The security desk—‘Is it okay if I just leave this here for a minute? My mate’ll be along any second now to pick it up.’
‘Yeah, sure… Does he know it’s here?’
‘Yeah.’
At my desk I could barely concentrate on my work, I knew that L— was closer to me than she had been in some time, a long time, too long for me to count, but sad enough in its length that it overcame me. Is she in the building now? … What about now?
After some time, she text me—‘just wanted to say thank you. really appreciate it.’
So this was it, I thought—‘no worries. take care now.’
If she was gone from the building then it was safe — safe enough — for me to go out on my walk. Doing so, I attempted to listen to cheerful music, but eventually drifted into the sombre songs again. I took my usual route, up Gresham St, and then on to London Wall. I was terrified of seeing her, though I could not think why. I grazed the hospital we had visited together, where she gave me such a spectacular compliment (no longer relevant) that I lost my place in the universe for a moment because I had a much better place elsewhere. That compliment! Ah, but those hospital walls, all tall & forceful, did not spare a thought for me. She had messaged me, I saw it—
‘had no idea where those trousers were, I thought they were lost in the ether. take care yourself. it’s a jungle out there. I love you x’
She loves me?
I broke down crying as I walked along the path. It was again that pain – I suppose you know – when your throat and your cheeks hurt and one struggles to swallow. She loves me! She does not hate me, and all is okay. It was all over. I know it’s over. God knows it’s over. We have not ended as enemies, but as broken lovers, sacred over our time together. I walked along weeping but strangely happy. When I returned to the office I was covered in sweat from the clutter of the streets.
I paused before my reply—
‘thank you for teaching me how to love. you will always occupy a part of my heart & I don’t want that to change. I hope you find health & happiness, really I do. if you ever, ever need me for whatever reason, let me know. I love you, eddie x’

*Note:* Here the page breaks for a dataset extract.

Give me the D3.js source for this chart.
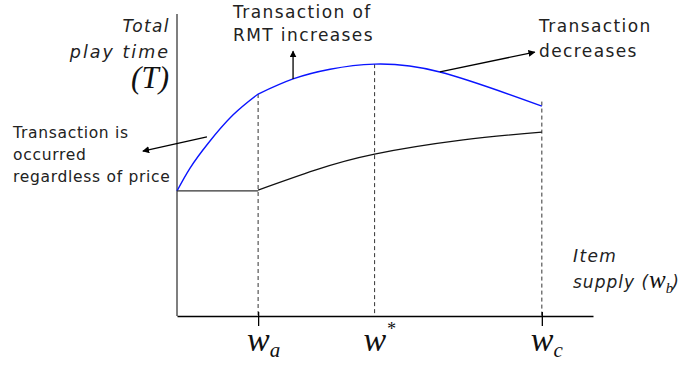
<!DOCTYPE html>
<html>
<head>
<meta charset="utf-8">
<script src="https://cdn.jsdelivr.net/npm/d3@7"></script>
<style>
  body { margin: 0; background: #fff; }
  text { font-family: "DejaVu Sans", sans-serif; fill: #222; }
  .math { font-family: "Liberation Serif", serif; font-style: italic; fill: #111; letter-spacing: 0; }
</style>
</head>
<body>
<div id="chart"></div>
<script>
// values (axis units 0..10 on both axes)
var tickX = [1.95, 4.75, 8.77];
var tickSub = ["a", "", "c"];
var tickSup = ["", "*", ""];

// blue curve: steep rise up to w_a, then arc over w* down to w_c
var riseX = [0, 0.31, 0.75, 1.35, 1.95];
var riseY = [4.14, 4.89, 5.72, 6.66, 7.35];
var arcX = [1.95, 2.79, 3.68, 4.75, 6.32, 8.77];
var arcY = [7.35, 7.85, 8.17, 8.34, 8.08, 6.95];

// black curve: flat up to w_a, then slowly rising
var flatX = [0, 1.95];
var flatY = [4.14, 4.14];
var lowX = [1.95, 3.32, 4.75, 6.88, 8.77];
var lowY = [4.17, 4.83, 5.36, 5.83, 6.09];

// tops of the dashed guide lines
var guideTop = [7.35, 8.34, 7.1];

var width = 697, height = 368;

var svg = d3.select("#chart")
  .append("svg")
  .attr("width", width)
  .attr("height", height);

var x = d3.scaleLinear().domain([0, 10]).range([177, 593]);
var y = d3.scaleLinear().domain([0, 10]).range([316, 14]);

var zip = function(xs, ys) { return xs.map(function(v, i) { return [v, ys[i]]; }); };

var line = d3.line()
  .x(function(d) { return x(d[0]); })
  .y(function(d) { return y(d[1]); });

// arrow head
svg.append("defs").append("marker")
  .attr("id", "arr")
  .attr("viewBox", "0 0 10 10")
  .attr("refX", 9).attr("refY", 5)
  .attr("markerWidth", 7).attr("markerHeight", 7)
  .attr("markerUnits", "userSpaceOnUse")
  .attr("orient", "auto")
  .append("path")
  .attr("d", "M0,0 L10,5 L0,10 z")
  .attr("fill", "#000");

// dashed guides
svg.selectAll(".guide")
  .data(tickX)
  .join("line")
  .attr("class", "guide")
  .attr("x1", function(d) { return x(d); })
  .attr("x2", function(d) { return x(d); })
  .attr("y1", function(d, i) { return y(guideTop[i]); })
  .attr("y2", y(0))
  .attr("stroke", "#333")
  .attr("stroke-width", 1)
  .attr("stroke-dasharray", "4,3");

// y axis
svg.append("line")
  .attr("x1", x(0)).attr("x2", x(0))
  .attr("y1", y(10)).attr("y2", y(0))
  .attr("stroke", "#555").attr("stroke-width", 1.5);

// x axis with ticks at w_a and w_c
var xAxis = svg.append("g")
  .attr("transform", "translate(0," + y(0) + ")")
  .call(d3.axisBottom(x)
    .tickValues([tickX[0], tickX[2]])
    .tickSize(10)
    .tickSizeOuter(0)
    .tickFormat(""));
xAxis.select(".domain").attr("stroke", "#000").attr("stroke-width", 1.5);
xAxis.selectAll(".tick line").attr("stroke", "#000").attr("stroke-width", 1.3).attr("y1", -4);

// curves
svg.append("path")
  .attr("d", line.curve(d3.curveNatural)(zip(riseX, riseY)))
  .attr("fill", "none").attr("stroke", "#0a14ff").attr("stroke-width", 1.4);
svg.append("path")
  .attr("d", line.curve(d3.curveNatural)(zip(arcX, arcY)))
  .attr("fill", "none").attr("stroke", "#0a14ff").attr("stroke-width", 1.4);
svg.append("path")
  .attr("d", line.curve(d3.curveLinear)(zip(flatX, flatY)))
  .attr("fill", "none").attr("stroke", "#333").attr("stroke-width", 1.2);
svg.append("path")
  .attr("d", line.curve(d3.curveNatural)(zip(lowX, lowY)))
  .attr("fill", "none").attr("stroke", "#111").attr("stroke-width", 1.2);

// annotation arrows
function arrow(x1, y1, x2, y2) {
  svg.append("line")
    .attr("x1", x(x1)).attr("y1", y(y1))
    .attr("x2", x(x2)).attr("y2", y(y2))
    .attr("stroke", "#000").attr("stroke-width", 1.3)
    .attr("marker-end", "url(#arr)");
}
arrow(2.79, 7.85, 2.79, 8.77);
arrow(6.32, 8.08, 8.6, 8.74);
arrow(0.72, 5.93, -0.82, 5.46);

// text labels
function lines(x0, y0, dy, anchor, rows, size, ls, italic) {
  var t = svg.append("text")
    .attr("text-anchor", anchor)
    .attr("font-size", size)
    .attr("letter-spacing", ls)
    .attr("font-style", italic ? "italic" : "normal");
  rows.forEach(function(r, i) {
    t.append("tspan").attr("x", x0).attr("y", y0 + i * dy).text(r);
  });
  return t;
}
lines(233, 18, 23, "start", ["Transaction of", "RMT increases"], 17, 1.4);
lines(539, 32, 25, "start", ["Transaction", "decreases"], 17, 1.4);
lines(13, 138, 22, "start", ["Transaction is", "occurred", "regardless of price"], 15.5, 0.7);
lines(170, 32, 26, "end", ["Total"], 17, 1.4, true);
lines(170, 58, 0, "end", ["play time"], 17.5, 2, true);

svg.append("text").attr("class", "math")
  .attr("x", 169).attr("y", 88)
  .attr("text-anchor", "end")
  .attr("font-size", 31)
  .text("(T)");

lines(573, 262, 0, "start", ["Item"], 17, 1.4, true);
var sup = svg.append("text")
  .attr("x", 573).attr("y", 288)
  .attr("font-size", 17).attr("letter-spacing", 1).attr("font-style", "italic");
sup.append("tspan").text("supply (");
sup.append("tspan").attr("class", "math").attr("font-size", 25).attr("font-style", "italic").text("w");
sup.append("tspan").attr("class", "math").attr("font-size", 15).attr("dy", 5).text("b");
sup.append("tspan").attr("dy", -5).attr("dx", -1).text(")");

// tick labels
var tl = svg.selectAll(".tl")
  .data(tickX)
  .join("text")
  .attr("class", "math tl")
  .attr("x", function(d) { return x(d) - 11; })
  .attr("y", 351)
  .attr("font-size", 34);
tl.append("tspan").text("w");
tl.append("tspan")
  .attr("font-size", function(d, i) { return tickSub[i] ? 21 : 18; })
  .attr("dy", function(d, i) { return tickSub[i] ? 6 : -16; })
  .text(function(d, i) { return tickSub[i] || tickSup[i]; });
</script>
</body>
</html>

I had thought a long time before typing that last sentence; although it was as true as anything, for me to admit seemed hectic, it seemed a declaration of weakness, or a submission of something or other. But, yes, I meant it, I meant every word as though it were a mile long. I was glad I told her I love her, the only girl who had truly earned its utterance.
She came back quickly—‘likewise, miller. I hope your move went well and that you make even better memories in your new place. be well. I’ll let you know when I’ve made my r2 museum quality model x’
It ended with an in-joke, something only she & I would understand, and I suppose that that is how it was: for a brief moment in our respective lives, we were all the other understood. All we had was each other and, for better or worse, we could not undo it, but remove the bad moments and live upon the good, for to live spectacularly is to be with someone you love. And, o, how I loved her. She did indeed teach me to love, to love truly, and nothing can take that away from her or from me. I could not be happier or more thankful for the good times we spent in each other’s company.